OBJECTIVE:
For the entries below, copy exactly the line that contains "Generate a Python" through the line that contains "fontsize=9.5, va='center', color='#333333')", both ends included, and exclude all pictures.

INPUT ROWS:
════════════════

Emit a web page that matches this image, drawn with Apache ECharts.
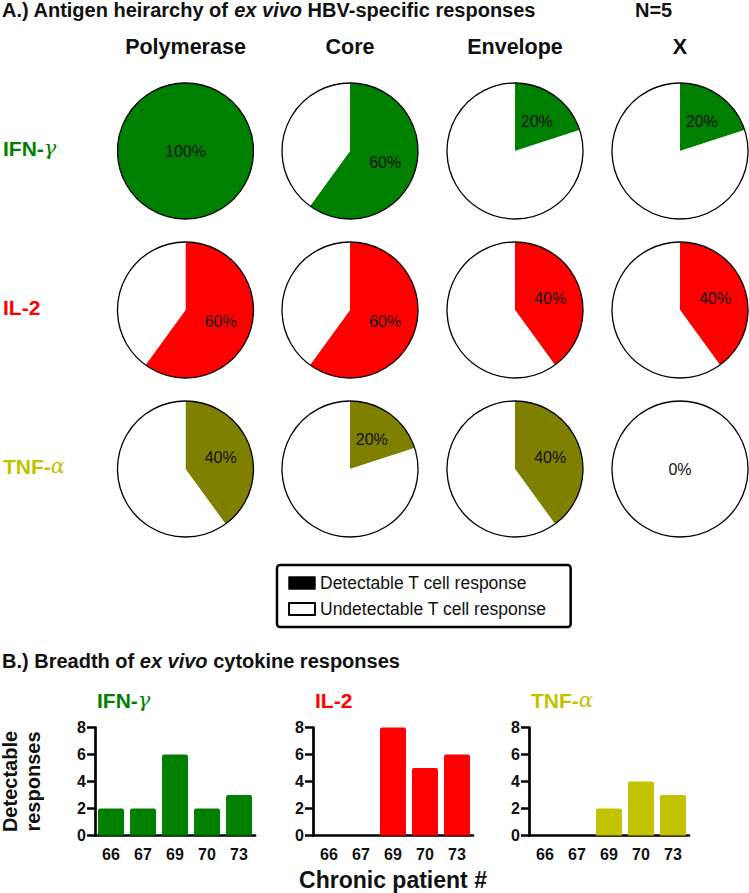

════════════════

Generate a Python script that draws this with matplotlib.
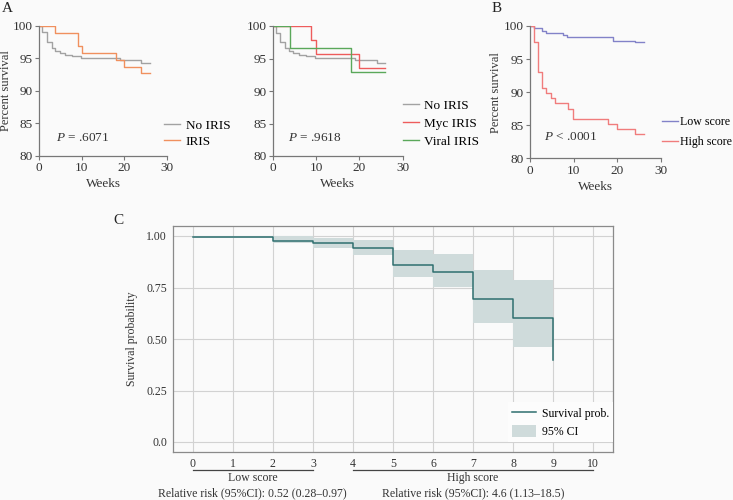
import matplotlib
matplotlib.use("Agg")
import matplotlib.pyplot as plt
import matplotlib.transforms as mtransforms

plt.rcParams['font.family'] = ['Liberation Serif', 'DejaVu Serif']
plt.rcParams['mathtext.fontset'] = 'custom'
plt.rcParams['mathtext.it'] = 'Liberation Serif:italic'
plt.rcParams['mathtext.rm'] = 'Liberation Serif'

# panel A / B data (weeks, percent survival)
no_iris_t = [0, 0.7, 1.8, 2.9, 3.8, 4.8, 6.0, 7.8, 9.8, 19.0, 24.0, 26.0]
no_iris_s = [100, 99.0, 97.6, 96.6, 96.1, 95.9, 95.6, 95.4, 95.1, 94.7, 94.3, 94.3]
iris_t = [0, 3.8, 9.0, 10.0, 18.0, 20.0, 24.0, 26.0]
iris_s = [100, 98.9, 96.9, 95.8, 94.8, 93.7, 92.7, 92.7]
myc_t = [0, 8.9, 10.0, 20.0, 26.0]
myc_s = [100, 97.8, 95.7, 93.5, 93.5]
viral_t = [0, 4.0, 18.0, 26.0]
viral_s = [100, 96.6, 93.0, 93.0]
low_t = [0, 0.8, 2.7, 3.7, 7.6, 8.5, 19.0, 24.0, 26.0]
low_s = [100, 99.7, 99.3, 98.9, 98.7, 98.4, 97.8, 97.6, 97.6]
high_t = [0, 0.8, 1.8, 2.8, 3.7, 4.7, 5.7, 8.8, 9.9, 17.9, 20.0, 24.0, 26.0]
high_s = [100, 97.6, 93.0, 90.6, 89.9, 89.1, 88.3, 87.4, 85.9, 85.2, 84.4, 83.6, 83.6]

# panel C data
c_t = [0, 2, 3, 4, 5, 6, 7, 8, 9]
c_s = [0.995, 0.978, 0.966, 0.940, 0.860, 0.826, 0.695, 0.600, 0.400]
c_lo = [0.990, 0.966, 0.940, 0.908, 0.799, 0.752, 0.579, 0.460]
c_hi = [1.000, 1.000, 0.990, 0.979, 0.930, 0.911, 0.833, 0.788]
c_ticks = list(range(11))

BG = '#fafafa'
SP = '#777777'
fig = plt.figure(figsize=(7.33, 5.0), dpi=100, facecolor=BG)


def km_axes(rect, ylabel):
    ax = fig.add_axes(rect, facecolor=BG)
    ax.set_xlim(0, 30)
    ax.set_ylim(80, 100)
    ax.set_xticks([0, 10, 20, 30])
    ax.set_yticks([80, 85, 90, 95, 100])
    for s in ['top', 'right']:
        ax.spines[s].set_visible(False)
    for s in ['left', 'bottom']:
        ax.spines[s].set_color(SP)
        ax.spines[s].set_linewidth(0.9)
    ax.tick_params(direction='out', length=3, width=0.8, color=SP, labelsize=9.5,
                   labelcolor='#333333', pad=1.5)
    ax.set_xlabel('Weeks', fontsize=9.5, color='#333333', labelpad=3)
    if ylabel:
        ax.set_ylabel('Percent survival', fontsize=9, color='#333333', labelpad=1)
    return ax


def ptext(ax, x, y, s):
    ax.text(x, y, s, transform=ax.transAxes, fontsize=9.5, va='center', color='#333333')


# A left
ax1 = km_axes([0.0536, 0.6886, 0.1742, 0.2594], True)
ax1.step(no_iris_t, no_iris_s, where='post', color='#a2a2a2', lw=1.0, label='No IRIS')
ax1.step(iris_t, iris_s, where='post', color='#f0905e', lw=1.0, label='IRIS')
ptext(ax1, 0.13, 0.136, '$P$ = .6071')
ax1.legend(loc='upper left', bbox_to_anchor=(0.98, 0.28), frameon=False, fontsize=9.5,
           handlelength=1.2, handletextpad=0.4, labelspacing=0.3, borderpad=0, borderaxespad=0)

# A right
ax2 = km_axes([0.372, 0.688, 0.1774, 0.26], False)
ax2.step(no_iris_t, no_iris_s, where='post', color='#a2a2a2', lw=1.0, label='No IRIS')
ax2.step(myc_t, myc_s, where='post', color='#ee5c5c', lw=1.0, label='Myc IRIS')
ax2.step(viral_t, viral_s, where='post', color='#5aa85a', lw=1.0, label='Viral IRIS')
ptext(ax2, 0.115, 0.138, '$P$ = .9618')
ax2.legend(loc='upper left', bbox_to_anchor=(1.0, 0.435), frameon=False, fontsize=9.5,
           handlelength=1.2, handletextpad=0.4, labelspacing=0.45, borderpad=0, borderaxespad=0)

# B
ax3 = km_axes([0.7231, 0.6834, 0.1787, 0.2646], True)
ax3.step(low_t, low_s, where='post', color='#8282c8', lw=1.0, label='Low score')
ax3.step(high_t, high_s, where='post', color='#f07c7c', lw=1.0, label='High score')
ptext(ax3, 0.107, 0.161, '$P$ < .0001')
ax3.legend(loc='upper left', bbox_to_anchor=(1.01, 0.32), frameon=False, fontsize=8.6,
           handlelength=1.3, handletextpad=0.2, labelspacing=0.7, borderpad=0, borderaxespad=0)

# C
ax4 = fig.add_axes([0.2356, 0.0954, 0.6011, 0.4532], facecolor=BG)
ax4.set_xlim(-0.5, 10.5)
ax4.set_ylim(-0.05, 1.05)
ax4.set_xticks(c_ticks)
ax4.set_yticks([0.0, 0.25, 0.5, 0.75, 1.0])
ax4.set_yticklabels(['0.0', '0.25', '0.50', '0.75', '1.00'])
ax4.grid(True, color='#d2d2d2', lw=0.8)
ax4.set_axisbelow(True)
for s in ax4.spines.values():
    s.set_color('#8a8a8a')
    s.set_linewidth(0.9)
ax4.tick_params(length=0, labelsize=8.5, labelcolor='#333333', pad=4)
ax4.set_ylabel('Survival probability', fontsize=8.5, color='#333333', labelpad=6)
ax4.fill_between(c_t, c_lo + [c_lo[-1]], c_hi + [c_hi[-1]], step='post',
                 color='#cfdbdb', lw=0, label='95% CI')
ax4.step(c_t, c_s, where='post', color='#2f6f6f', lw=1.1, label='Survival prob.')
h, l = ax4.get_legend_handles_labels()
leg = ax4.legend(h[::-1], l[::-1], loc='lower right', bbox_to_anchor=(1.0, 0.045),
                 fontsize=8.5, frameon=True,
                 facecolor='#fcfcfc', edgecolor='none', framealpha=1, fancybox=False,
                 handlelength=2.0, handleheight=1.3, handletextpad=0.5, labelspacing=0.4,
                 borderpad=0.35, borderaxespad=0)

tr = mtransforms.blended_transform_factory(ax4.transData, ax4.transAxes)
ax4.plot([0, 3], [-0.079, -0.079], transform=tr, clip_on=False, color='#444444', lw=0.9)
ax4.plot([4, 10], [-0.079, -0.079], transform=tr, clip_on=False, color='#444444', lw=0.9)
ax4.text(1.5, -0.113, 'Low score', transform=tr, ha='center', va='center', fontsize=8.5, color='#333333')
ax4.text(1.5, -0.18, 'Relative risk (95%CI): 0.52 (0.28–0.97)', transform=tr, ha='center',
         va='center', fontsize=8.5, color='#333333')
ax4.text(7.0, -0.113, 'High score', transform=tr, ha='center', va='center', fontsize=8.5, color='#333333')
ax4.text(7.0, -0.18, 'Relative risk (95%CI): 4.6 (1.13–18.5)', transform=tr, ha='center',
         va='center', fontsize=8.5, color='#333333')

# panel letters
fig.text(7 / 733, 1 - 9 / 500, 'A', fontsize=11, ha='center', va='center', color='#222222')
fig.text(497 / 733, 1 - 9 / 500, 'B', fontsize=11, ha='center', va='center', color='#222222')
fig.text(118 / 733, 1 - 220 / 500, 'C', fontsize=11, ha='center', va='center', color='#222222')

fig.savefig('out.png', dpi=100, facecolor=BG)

════════════════

TASK RESULT:
Generate a Python script that draws this with matplotlib.
import matplotlib
matplotlib.use("Agg")
import matplotlib.pyplot as plt
import matplotlib.transforms as mtransforms

plt.rcParams['font.family'] = ['Liberation Serif', 'DejaVu Serif']
plt.rcParams['mathtext.fontset'] = 'custom'
plt.rcParams['mathtext.it'] = 'Liberation Serif:italic'
plt.rcParams['mathtext.rm'] = 'Liberation Serif'

# panel A / B data (weeks, percent survival)
no_iris_t = [0, 0.7, 1.8, 2.9, 3.8, 4.8, 6.0, 7.8, 9.8, 19.0, 24.0, 26.0]
no_iris_s = [100, 99.0, 97.6, 96.6, 96.1, 95.9, 95.6, 95.4, 95.1, 94.7, 94.3, 94.3]
iris_t = [0, 3.8, 9.0, 10.0, 18.0, 20.0, 24.0, 26.0]
iris_s = [100, 98.9, 96.9, 95.8, 94.8, 93.7, 92.7, 92.7]
myc_t = [0, 8.9, 10.0, 20.0, 26.0]
myc_s = [100, 97.8, 95.7, 93.5, 93.5]
viral_t = [0, 4.0, 18.0, 26.0]
viral_s = [100, 96.6, 93.0, 93.0]
low_t = [0, 0.8, 2.7, 3.7, 7.6, 8.5, 19.0, 24.0, 26.0]
low_s = [100, 99.7, 99.3, 98.9, 98.7, 98.4, 97.8, 97.6, 97.6]
high_t = [0, 0.8, 1.8, 2.8, 3.7, 4.7, 5.7, 8.8, 9.9, 17.9, 20.0, 24.0, 26.0]
high_s = [100, 97.6, 93.0, 90.6, 89.9, 89.1, 88.3, 87.4, 85.9, 85.2, 84.4, 83.6, 83.6]

# panel C data
c_t = [0, 2, 3, 4, 5, 6, 7, 8, 9]
c_s = [0.995, 0.978, 0.966, 0.940, 0.860, 0.826, 0.695, 0.600, 0.400]
c_lo = [0.990, 0.966, 0.940, 0.908, 0.799, 0.752, 0.579, 0.460]
c_hi = [1.000, 1.000, 0.990, 0.979, 0.930, 0.911, 0.833, 0.788]
c_ticks = list(range(11))

BG = '#fafafa'
SP = '#777777'
fig = plt.figure(figsize=(7.33, 5.0), dpi=100, facecolor=BG)


def km_axes(rect, ylabel):
    ax = fig.add_axes(rect, facecolor=BG)
    ax.set_xlim(0, 30)
    ax.set_ylim(80, 100)
    ax.set_xticks([0, 10, 20, 30])
    ax.set_yticks([80, 85, 90, 95, 100])
    for s in ['top', 'right']:
        ax.spines[s].set_visible(False)
    for s in ['left', 'bottom']:
        ax.spines[s].set_color(SP)
        ax.spines[s].set_linewidth(0.9)
    ax.tick_params(direction='out', length=3, width=0.8, color=SP, labelsize=9.5,
                   labelcolor='#333333', pad=1.5)
    ax.set_xlabel('Weeks', fontsize=9.5, color='#333333', labelpad=3)
    if ylabel:
        ax.set_ylabel('Percent survival', fontsize=9, color='#333333', labelpad=1)
    return ax


def ptext(ax, x, y, s):
    ax.text(x, y, s, transform=ax.transAxes, fontsize=9.5, va='center', color='#333333')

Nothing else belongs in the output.